I was about to be overridden on my position that the prints themselves should remain unadulterated when the solution hit me. The problem was that we were attacking this problem without looking at the whole. We were too focused in on dealing with the index problem and the only thing we were looking at were that index we were currently working on and the prints themselves which we had already decided on in terms of size, material, white space, etc. A tiny way down the road was making decisions on interleaves - in our minds we only had to decide on materials of which we had a few candidates. Hold on a second - let's match the interleaves to the individual prints and put the relevant info and branding on what normally would just lie there and do nothing but separate the prints.
As you can barely see in the included image, the solution was simple and effective. We printed a screened image of very low opacity on translucent velum material that mirrors the matching print for the interleave sheet.
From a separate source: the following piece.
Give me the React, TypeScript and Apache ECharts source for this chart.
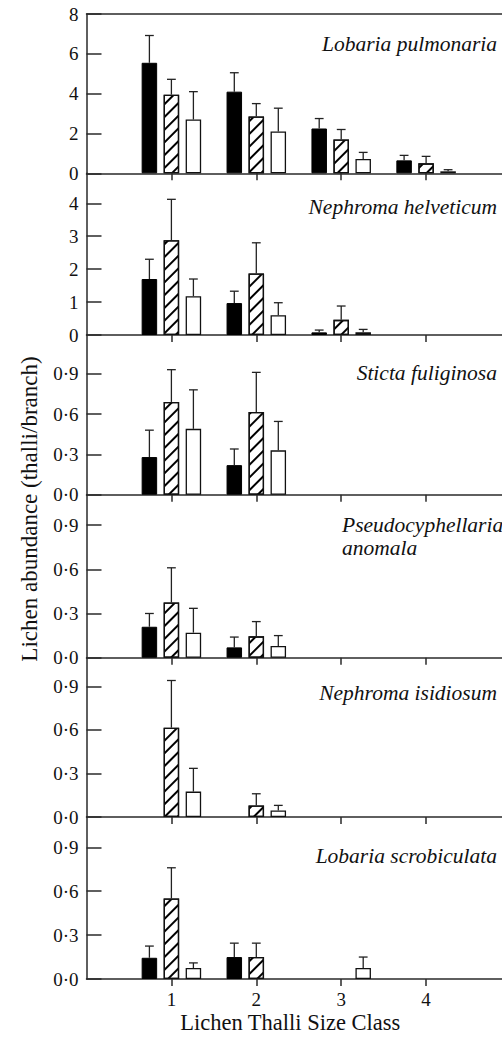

The image is the exact same size and position as the print itself and fades from transparent to nothing from left to right. Overlayed is the name of the print in a large dark gray typeface as well as the location of the scene in lighter gray at a smaller size. The photographer's branding logo is printed in a position that overlays the white space of the print behind it on the lower right. Problem solved - more importantly solved in a way that actually adds to the overall feel of the piece. The effect is extremely attractive, self-evident in use, and disappears when the interleaves are in place over the prints.
Hopefully this kind of post helps at least a few people when approaching production or design needs of your own.